This blog is mainly about the governance and future of policing and crime services. (Police & Crime Commissioners feature quite a lot.) But there are also posts about the wider justice system. And because I am town councillor and political activist, local & national issues are covered a little, as well.

Thursday, October 10, 2013

World Mental Health Day

Mental health and the degrees of it affect us. Some people, much more so. Some people are blessed with good mental health throughout their lives, but even they are likely to know several people who live lives that are variably crushed, riven and striated with depression, psychosis or manic behaviour.

Put simply, mental health affects us all.

And given this, it seems curious to me that mental ill health still carries such a stigma. Recent news reports such as the twisted Sun headline from a few days ago about the number of 'mental patients' who have killed people through to the 'psycho ward' dressing up costume available from all 'good' online outlets... Why is this?

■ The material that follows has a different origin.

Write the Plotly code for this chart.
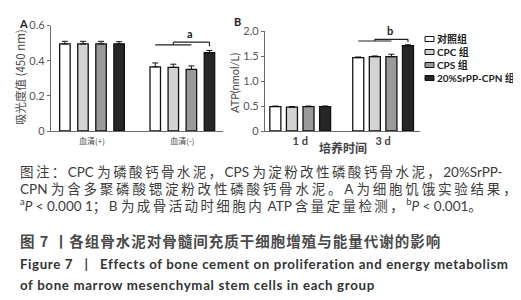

I suspect that much of the stigma boils down to fear and/or lack of comprehension. Who would not fear becoming some of the depictions of people with mental health problems that many films present to us. Perhaps we are scared most of losing control (as it is described) or having our freedom take away from us and being 'sectioned'. And so we may well recoil from trying to understand and languish in our lack of comprehension. And even when we are confronted by poor mental health in our loved family members and dear friends, we cannot really understand what they are going through.

But despite these gloomy thoughts, I do think things are getting better. Whilst there is much intolerance still, there is also much more recognition, acceptance and understanding of people with mental health problems. We surely have a long way to go and this is why days like this are very worthwhile.

But let us also celebrate the progress made. Long may it continue so that one day mental ill health will be something we can talk about as easily and as compassionately as we might a broken leg, diabetes or more serious diseases.